I checked the term "program space" and found a few authors who used it, but
it seems to be an ad-hoc definition that is not widely used.  It seems to be
an amalgamation of term "sample space" with the the set of all programs or
something like that.  Of course, the simple comprehension of the idea of,
"all possible programs" is different than the pretense that all possible
programs could be comprehended through some kind of strategy of evaluation
of all those programs.  It would be like confusing a domain from mathematics
with a value or an possibly evaluable variable (that can be assigned a value
from the domain).  These type distinctions are necessary for logical
thinking about these things.  The same kind of reasoning goes for Russell's
Paradox.  While I can, (with some thought) comprehend the definition and
understand the paradox, I cannot comprehend the set itself, that is, I
cannot comprehend the evaluation of the set.  Such a thing doesn't make any
sense.  It is odd that the set of all evaluable functions (or all programs)

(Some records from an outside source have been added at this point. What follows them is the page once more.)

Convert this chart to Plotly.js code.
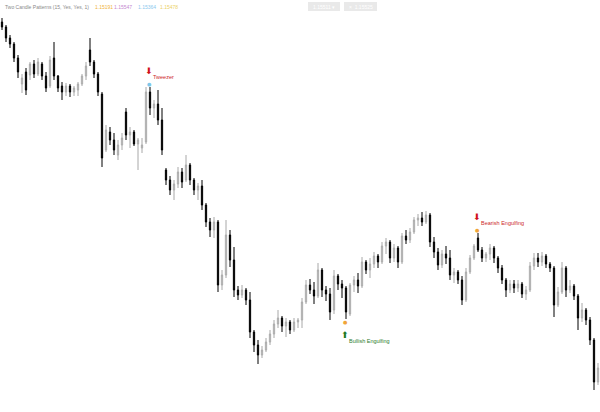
<!DOCTYPE html>
<html>
<head>
<meta charset="utf-8">
<script src="https://cdn.plot.ly/plotly-3.0.1.min.js"></script>
<style>html,body{margin:0;padding:0;background:#fff;}#chart{width:600px;height:412px;}</style>
</head>
<body>
<div id="chart"></div>
<script>
// ---- data (15-minute candles) ----
const openP = [1.1778,1.1773,1.1762,1.1756,1.1742,1.1716,1.1728,1.1725,1.1736,1.1726,1.1736,1.1724,1.1714,1.1742,1.1724,1.1714,1.1708,1.1714,1.1708,1.1710,
1.1716,1.1724,1.1750,1.1738,1.1726,1.1706,1.1650,1.1668,1.1660,1.1645,1.1655,1.1688,1.1665,1.1668,1.1656,1.1652,1.1658,1.1708,1.1692,1.1696,
1.1680,1.1630,1.1620,1.1610,1.1616,1.1628,1.1620,1.1635,1.1620,1.1610,1.1614,1.1595,1.1578,1.1570,1.1578,1.1515,1.1525,1.1565,1.1540,1.1510,
1.1505,1.1510,1.1500,1.1468,1.1455,1.1445,1.1450,1.1458,1.1466,1.1476,1.1482,1.1474,1.1478,1.1470,1.1478,1.1480,1.1498,1.1515,1.1510,1.1504,
1.1530,1.1510,1.1506,1.1490,1.1524,1.1516,1.1512,1.1486,1.1515,1.1520,1.1514,1.1538,1.1530,1.1536,1.1544,1.1538,1.1554,1.1558,1.1542,1.1552,
1.1538,1.1564,1.1560,1.1568,1.1580,1.1582,1.1578,1.1585,1.1558,1.1548,1.1535,1.1546,1.1542,1.1525,1.1528,1.1520,1.1500,1.1528,1.1542,1.1562,
1.1550,1.1542,1.1546,1.1552,1.1542,1.1532,1.1520,1.1510,1.1516,1.1512,1.1516,1.1506,1.1510,1.1534,1.1542,1.1538,1.1544,1.1536,1.1532,1.1495,
1.1508,1.1532,1.1510,1.1514,1.1504,1.1482,1.1490,1.1480,1.1460,1.1418];
const highP = [1.1782,1.1775,1.1765,1.1758,1.1745,1.1726,1.1732,1.1738,1.1740,1.1742,1.1738,1.1728,1.1744,1.1758,1.1725,1.1718,1.1717,1.1716,1.1714,1.1718,
1.1726,1.1738,1.1762,1.1740,1.1728,1.1708,1.1675,1.1673,1.1667,1.1660,1.1667,1.1692,1.1673,1.1670,1.1662,1.1662,1.1713,1.1713,1.1700,1.1710,
1.1692,1.1632,1.1624,1.1620,1.1633,1.1632,1.1645,1.1637,1.1622,1.1617,1.1620,1.1597,1.1582,1.1583,1.1580,1.1530,1.1580,1.1570,1.1553,1.1514,
1.1515,1.1512,1.1508,1.1470,1.1460,1.1454,1.1462,1.1470,1.1480,1.1490,1.1484,1.1482,1.1480,1.1482,1.1482,1.1502,1.1520,1.1521,1.1518,1.1537,
1.1532,1.1514,1.1512,1.1530,1.1526,1.1520,1.1514,1.1517,1.1524,1.1527,1.1543,1.1540,1.1542,1.1548,1.1546,1.1558,1.1562,1.1560,1.1556,1.1554,
1.1567,1.1570,1.1572,1.1583,1.1586,1.1588,1.1589,1.1587,1.1563,1.1552,1.1550,1.1554,1.1550,1.1532,1.1530,1.1524,1.1532,1.1545,1.1556,1.1567,
1.1553,1.1548,1.1556,1.1554,1.1544,1.1535,1.1522,1.1520,1.1520,1.1520,1.1518,1.1514,1.1538,1.1547,1.1547,1.1548,1.1546,1.1538,1.1534,1.1513,
1.1538,1.1534,1.1520,1.1516,1.1506,1.1497,1.1492,1.1483,1.1462,1.1437];
const lowP = [1.1770,1.1758,1.1752,1.1738,1.1722,1.1707,1.1705,1.1720,1.1722,1.1724,1.1720,1.1708,1.1712,1.1720,1.1708,1.1700,1.1704,1.1703,1.1704,1.1704,
1.1714,1.1720,1.1734,1.1722,1.1704,1.1633,1.1648,1.1655,1.1645,1.1640,1.1650,1.1660,1.1652,1.1654,1.1630,1.1647,1.1656,1.1685,1.1682,1.1675,
1.1645,1.1615,1.1605,1.1600,1.1612,1.1612,1.1618,1.1615,1.1605,1.1600,1.1590,1.1573,1.1563,1.1562,1.1508,1.1510,1.1522,1.1533,1.1503,1.1500,
1.1502,1.1495,1.1462,1.1448,1.1436,1.1442,1.1448,1.1455,1.1462,1.1472,1.1468,1.1463,1.1466,1.1468,1.1472,1.1472,1.1496,1.1506,1.1496,1.1502,
1.1503,1.1499,1.1480,1.1486,1.1510,1.1502,1.1481,1.1484,1.1508,1.1507,1.1512,1.1526,1.1522,1.1532,1.1532,1.1536,1.1546,1.1537,1.1538,1.1532,
1.1536,1.1556,1.1557,1.1566,1.1574,1.1574,1.1576,1.1553,1.1542,1.1530,1.1532,1.1536,1.1520,1.1517,1.1516,1.1495,1.1498,1.1526,1.1540,1.1548,
1.1538,1.1538,1.1540,1.1537,1.1527,1.1516,1.1503,1.1507,1.1507,1.1508,1.1502,1.1500,1.1508,1.1530,1.1533,1.1534,1.1532,1.1528,1.1483,1.1493,
1.1506,1.1503,1.1507,1.1500,1.1470,1.1478,1.1475,1.1455,1.1410,1.1415];
const closeP = [1.1773,1.1762,1.1756,1.1742,1.1728,1.1722,1.1710,1.1736,1.1726,1.1738,1.1724,1.1712,1.1740,1.1724,1.1712,1.1708,1.1714,1.1708,1.1712,1.1716,
1.1724,1.1734,1.1738,1.1726,1.1708,1.1642,1.1670,1.1660,1.1650,1.1655,1.1662,1.1665,1.1668,1.1656,1.1660,1.1655,1.1708,1.1692,1.1696,1.1680,
1.1650,1.1620,1.1610,1.1616,1.1628,1.1618,1.1635,1.1620,1.1610,1.1614,1.1595,1.1578,1.1570,1.1578,1.1515,1.1525,1.1565,1.1540,1.1510,1.1505,
1.1510,1.1500,1.1468,1.1455,1.1445,1.1450,1.1458,1.1466,1.1476,1.1482,1.1474,1.1478,1.1470,1.1478,1.1480,1.1498,1.1515,1.1510,1.1504,1.1530,
1.1510,1.1506,1.1488,1.1524,1.1516,1.1512,1.1488,1.1515,1.1520,1.1514,1.1538,1.1530,1.1536,1.1544,1.1538,1.1554,1.1558,1.1542,1.1552,1.1538,
1.1564,1.1560,1.1568,1.1580,1.1582,1.1578,1.1585,1.1558,1.1548,1.1535,1.1546,1.1542,1.1525,1.1528,1.1520,1.1500,1.1528,1.1542,1.1554,1.1550,
1.1542,1.1546,1.1552,1.1542,1.1532,1.1520,1.1510,1.1516,1.1512,1.1516,1.1506,1.1510,1.1534,1.1542,1.1538,1.1544,1.1536,1.1532,1.1495,1.1508,
1.1532,1.1510,1.1514,1.1504,1.1482,1.1490,1.1480,1.1460,1.1418,1.1432];

// detected patterns
const patternIndex = [37, 86, 119];
const patternName  = ["Tweezer", "Bullish Engulfing", "Bearish Engulfing"];
const patternSide  = ["top", "bottom", "top"];
const patternDot   = ["#7ec8ea", "#f0a53a", "#f0a53a"];

// header
const studyTitle = "Two Candle Patterns (15, Yes, Yes, 1)";
const studyValues = ["1.15191", "1.15547", "1.15364", "1.15478"];
const studyColors = ["#f0b43c", "#c58ad0", "#8cc8ee", "#ecd268"];
const boxLabels = ["1.15511 \u25BE", "\u00D7  1.15525"];

const annotations = [];
patternIndex.forEach((idx, k) => {
  const top = patternSide[k] === "top";
  const y = top ? highP[idx] : lowP[idx];
  const arrowCol = top ? "#d0121b" : "#1d7a1d";
  const textCol = top ? "#cc2a2a" : "#2e7d2e";
  const s = top ? 1 : -1;
  annotations.push({x: idx, y: y, xref: "x", yref: "y", text: "\u25CF", showarrow: false,
    font: {size: 5, color: patternDot[k], family: "DejaVu Sans"}, yshift: s * 3, xshift: -1});
  annotations.push({x: idx, y: y, xref: "x", yref: "y", text: top ? "\u2B07" : "\u2B06", showarrow: false,
    font: {size: 9, color: arrowCol, family: "DejaVu Sans"}, yshift: s * 16, xshift: -1});
  annotations.push({x: idx, y: y, xref: "x", yref: "y", text: patternName[k], showarrow: false,
    xanchor: "left", font: {size: 5.5, color: textCol, family: "Liberation Sans"}, yshift: s * (top ? 10 : 22), xshift: 1});
});

// header texts
annotations.push({xref: "paper", yref: "paper", x: 3/600, y: 1 - 7/412, xanchor: "left", yanchor: "middle",
  text: studyTitle, showarrow: false, font: {size: 5, color: "#8a8a8a", family: "Liberation Sans"}});
const valX = [93, 112, 136, 158];
studyValues.forEach((v, k) => annotations.push({xref: "paper", yref: "paper", x: valX[k]/600, y: 1 - 7/412,
  xanchor: "left", yanchor: "middle", text: v, showarrow: false, font: {size: 5, color: studyColors[k], family: "Liberation Sans"}}));
const boxX = [[308, 340], [344, 377]];
const shapes = boxX.map(b => ({type: "rect", xref: "paper", yref: "paper", x0: b[0]/600, x1: b[1]/600,
  y0: 1 - 11/412, y1: 1 - 2/412, fillcolor: "#e9e9e9", line: {width: 0}, layer: "above"}));
boxLabels.forEach((t, k) => annotations.push({xref: "paper", yref: "paper", x: (boxX[k][0] + boxX[k][1]) / 1200,
  y: 1 - 6.5/412, xanchor: "center", yanchor: "middle", text: t, showarrow: false,
  font: {size: 5, color: "#ffffff", family: "Liberation Sans"}}));

const trace = {
  type: "candlestick",
  open: openP, high: highP, low: lowP, close: closeP,
  increasing: {line: {color: "#a8a8a8", width: 1}, fillcolor: "#ffffff"},
  decreasing: {line: {color: "#000000", width: 1}, fillcolor: "#000000"},
  whiskerwidth: 0,
  hoverinfo: "skip",
  showlegend: false
};

const layout = {
  width: 600, height: 412,
  margin: {l: 0, r: 0, t: 0, b: 0},
  paper_bgcolor: "#ffffff", plot_bgcolor: "#ffffff",
  boxgap: 0.55,
  xaxis: {range: [-0.5, openP.length - 0.5], visible: false, rangeslider: {visible: false}, fixedrange: true},
  yaxis: {range: [1.1388, 1.18], visible: false, fixedrange: true},
  showlegend: false,
  annotations: annotations,
  shapes: shapes
};

Plotly.newPlot("chart", [trace], layout, {staticPlot: true, displayModeBar: false});
</script>
</body>
</html>
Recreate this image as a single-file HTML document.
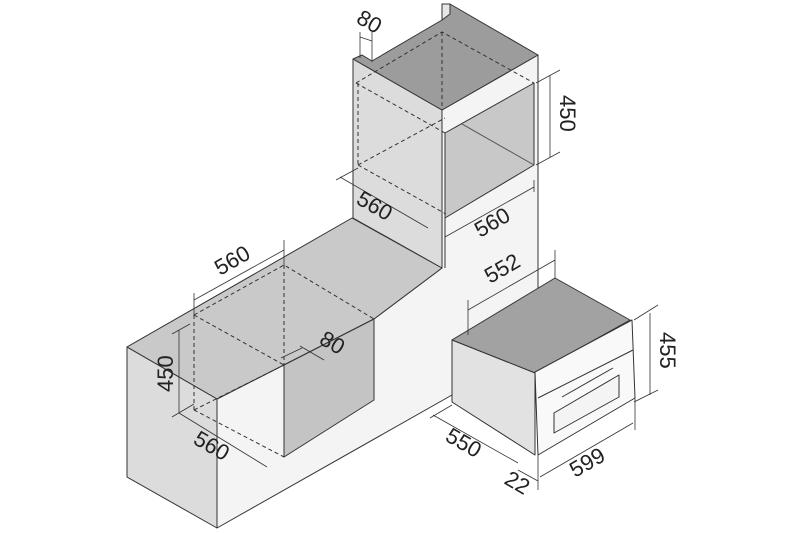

is an inherent paradox when you try to think of it in the terms of an
evaluable function (as if writing a program that produces all possible
programs was feasible).  The oddness is due to the fact that there is
nothing that obviously leads to a paradox, and it is not easy to prove it
is a paradox (because it lacks the required definition). The only reason we
can give for the seeming paradox is that it is wrong to confuse the domain
of a mathematical definition with a value or values from the domain.  While
this barrier can be transcended in some very special cases, it very
obviously cannot be ignored for the general case.